Les archives James Bond, dossier 8: Espion, je te fais. Là, Moore.

Quotient James Bondien: 5,75
(décomposé comme suit:)


BO: 5/10

Pour la première fois depuis Bons baisers de Russie, John Barry n'est pas le compositeur de la bande originale d'un James Bond. Poussés à collaborer avec l'ex-Beatles Paul McCartney pour la chanson-titre, les producteurs Saltzman et Broccoli en profitent pour travailler avec leur célèbre architecte musical George Martin. Sans être honteux, le résultat du maitre-arrangeur de la pop peine toutefois à se hisser au niveau de Barry.

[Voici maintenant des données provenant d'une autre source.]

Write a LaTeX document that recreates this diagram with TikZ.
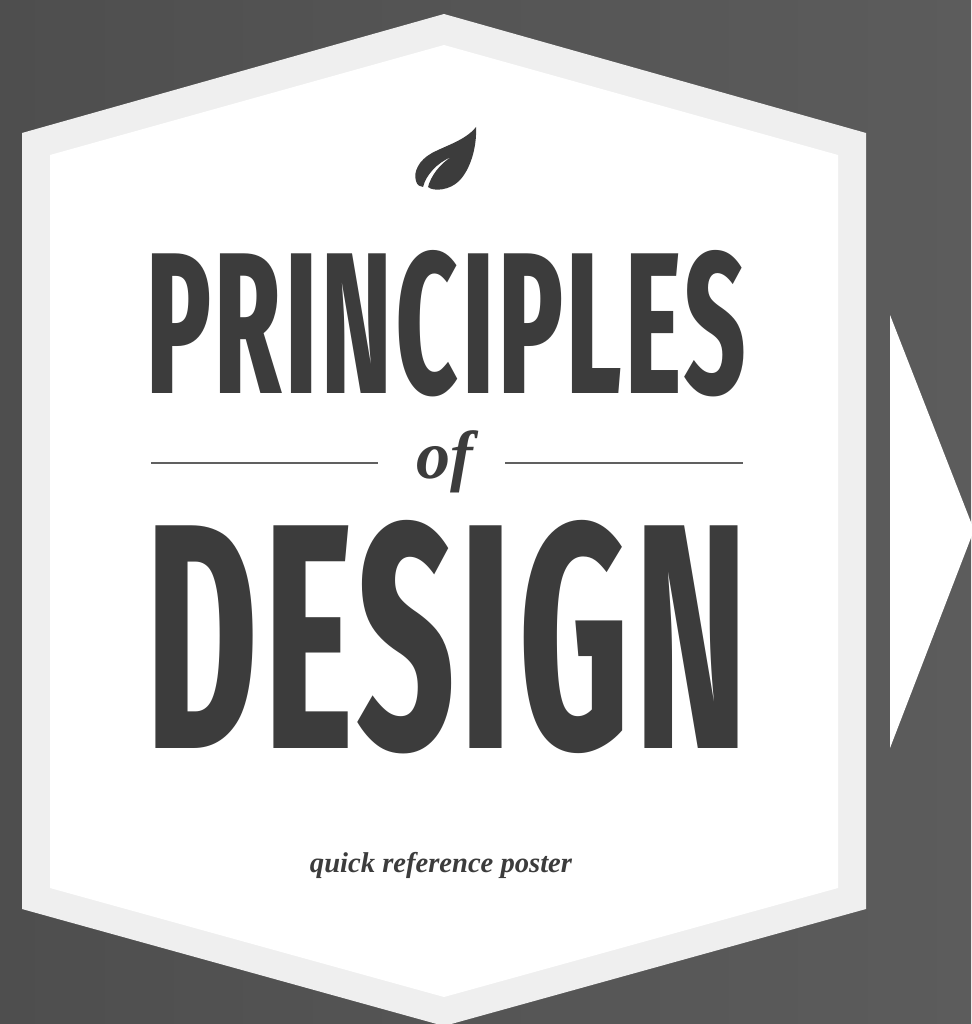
\documentclass[tikz,border=0pt]{standalone}
\usepackage{fontspec}
\usepackage{graphicx}
\setmainfont{Liberation Serif}
\newfontfamily\headfont[LetterSpace=3]{Fira Sans Extra Condensed Bold}
\definecolor{ink}{HTML}{3C3C3C}
\definecolor{rim}{HTML}{EFEFEF}
\definecolor{bgdark}{HTML}{4E4E4E}
\definecolor{bglight}{HTML}{5C5C5C}
\definecolor{rulegrey}{HTML}{606060}
\tikzset{
  headword/.style={inner sep=0pt,text=ink,anchor=north west},
  scripttext/.style={inner sep=0pt,text=ink},
  thinrule/.style={draw=rulegrey,line width=2.8pt}
}
\begin{document}
\begin{tikzpicture}[x=1pt,y=-1pt]
\useasboundingbox (0,0) rectangle (971,1024);
\shade[left color=bgdark,right color=bglight] (0,0) rectangle (971,1024);
\fill[rim] (444,14) -- (866,133) -- (866,909) -- (444,1026) -- (22,909) -- (22,133) -- cycle;
\fill[white] (444,45) -- (838,155) -- (838,888) -- (444,997) -- (50,888) -- (50,155) -- cycle;
\fill[white] (890,315) -- (974,530) -- (890,748) -- cycle;
% leaf
\fill[ink] (476,127) .. controls (466,140) and (445,146) .. (432,153)
  .. controls (419,160) and (413,172) .. (416,181)
  .. controls (417,185) and (420,187) .. (423,187)
  .. controls (426,175) and (437,163) .. (451,157)
  .. controls (439,165) and (431,176) .. (428,187)
  .. controls (434,192) and (450,190) .. (459,181)
  .. controls (470,170) and (477,148) .. (476,127) -- cycle;
\node[headword] (principles) at (146,250) {\resizebox{599pt}{143pt}{\headfont PRINCIPLES}};
\node[headword] (design) at (146,520) {\resizebox{601pt}{228pt}{\headfont DESIGN}};
\node[scripttext,anchor=base] (of) at (445,478) {\fontsize{68pt}{68pt}\selectfont\bfseries\itshape of};
\node[scripttext] (tagline) at (441,865) {\resizebox{262pt}{!}{\bfseries\itshape quick reference poster}};
\coordinate (ruleAstart) at (151,463);
\coordinate (ruleAend) at (378,463);
\coordinate (ruleBstart) at (505,463);
\coordinate (ruleBend) at (743,463);
\draw[thinrule] (ruleAstart) -- (ruleAend);
\draw[thinrule] (ruleBstart) -- (ruleBend);
\end{tikzpicture}
\end{document}
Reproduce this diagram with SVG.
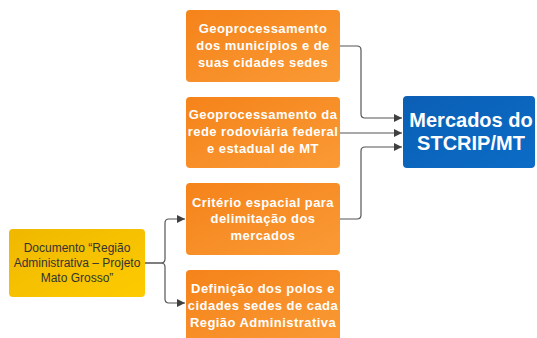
<svg xmlns="http://www.w3.org/2000/svg" width="537" height="338" viewBox="0 0 537 338">
<defs>
<linearGradient id="og" x1="0" y1="0" x2="1" y2="1"><stop offset="0" stop-color="#F5831A"/><stop offset="1" stop-color="#FA9A35"/></linearGradient>
<linearGradient id="bg" x1="0" y1="0" x2="1" y2="1"><stop offset="0" stop-color="#0B5FB5"/><stop offset="1" stop-color="#0B6CC6"/></linearGradient>
<linearGradient id="yg" x1="0" y1="0" x2="1" y2="1"><stop offset="0" stop-color="#EFB800"/><stop offset="1" stop-color="#FDCB00"/></linearGradient>
<marker id="ah" viewBox="0 0 10 10" refX="10" refY="5" markerWidth="8" markerHeight="8" markerUnits="userSpaceOnUse" orient="auto"><path d="M0,0 L10,5 L0,10 z" fill="#404040"/></marker>
<style>
.o{fill:url(#og)}
.ot{font-family:"Liberation Sans",Arial,sans-serif;font-weight:bold;font-size:13px;letter-spacing:0.45px;fill:#fff;text-anchor:middle}
.bt{font-family:"Liberation Sans",Arial,sans-serif;font-weight:bold;font-size:20px;fill:#fff;text-anchor:middle}
.yt{font-family:"Liberation Sans",Arial,sans-serif;font-size:12px;fill:#333;text-anchor:middle}
.c{fill:none;stroke:#555;stroke-width:1.2;marker-end:url(#ah)}
</style>
</defs>
<rect width="537" height="338" fill="#fff"/>
<g id="connectors">
<path class="c" d="M145,263 H161 Q165,263 165,259 V223 Q165,219 169,219 H185"/>
<path class="c" d="M145,263 H161 Q165,263 165,267 V299 Q165,303 169,303 H185"/>
<path class="c" d="M340,46 H357 Q361,46 361,50 V114 Q361,118 365,118 H402"/>
<path class="c" d="M340,133 H402"/>
<path class="c" d="M340,219 H357 Q361,219 361,215 V151 Q361,147 365,147 H402"/>
</g>
<g id="n1"><rect class="o" x="186" y="10" width="154" height="72" rx="4"/>
<text class="ot" x="263" y="33">Geoprocessamento</text><text class="ot" x="263" y="50">dos municípios e de</text><text class="ot" x="263" y="67">suas cidades sedes</text></g>
<g id="n2"><rect class="o" x="186" y="97" width="154" height="71" rx="4"/>
<text class="ot" x="263" y="119">Geoprocessamento da</text><text class="ot" x="263" y="136">rede rodoviária federal</text><text class="ot" x="263" y="153">e estadual de MT</text></g>
<g id="n3"><rect class="o" x="186" y="183" width="154" height="72" rx="4"/>
<text class="ot" x="263" y="207">Critério espacial para</text><text class="ot" x="263" y="223">delimitação dos</text><text class="ot" x="263" y="240">mercados</text></g>
<g id="n4"><rect class="o" x="186" y="270" width="154" height="74" rx="4"/>
<text class="ot" x="263" y="293">Definição dos polos e</text><text class="ot" x="263" y="310">cidades sedes de cada</text><text class="ot" x="263" y="327">Região Administrativa</text></g>
<g id="n5"><rect x="403" y="96" width="132" height="72" rx="4" fill="url(#bg)"/>
<text class="bt" x="471" y="127">Mercados do</text><text class="bt" x="471" y="150">STCRIP/MT</text></g>
<g id="n6"><rect x="9" y="229" width="136" height="68" rx="4" fill="url(#yg)"/>
<text class="yt" x="77" y="252">Documento “Região</text><text class="yt" x="77" y="267">Administrativa – Projeto</text><text class="yt" x="77" y="282">Mato Grosso”</text></g>
</svg>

Les arrangements et réutilisations des thèmes connues de la série sont parfois intéressants, mais les ajouts et les nouveautés sont trop peu nombreuses et trop peu marquantes pour mériter une place de choix dans la grande, l'immense histoire des BO des Bond.


Titre générique: 6/10
Il faut à l'auteur de ces lignes préciser d'emblée un point essentiel pour bien comprendre son propos: il n'existe pas énormément de personnes sur cette planète capables d'être plus fan que lui des Beatles en général et de Paul McCartney en particulier. Mais, si inoubliable soit ce Live and Let Die, qui continue à faire trembler les stades dans lequel se produit son auteur-compositeur-interprète de génie, le titre reste plus attaché à la carrière de l'ex-fan four que de la saga Bond. Le titre, repris à deux ou trois reprises dans le film, continue à sembler un peu extérieur à la saga.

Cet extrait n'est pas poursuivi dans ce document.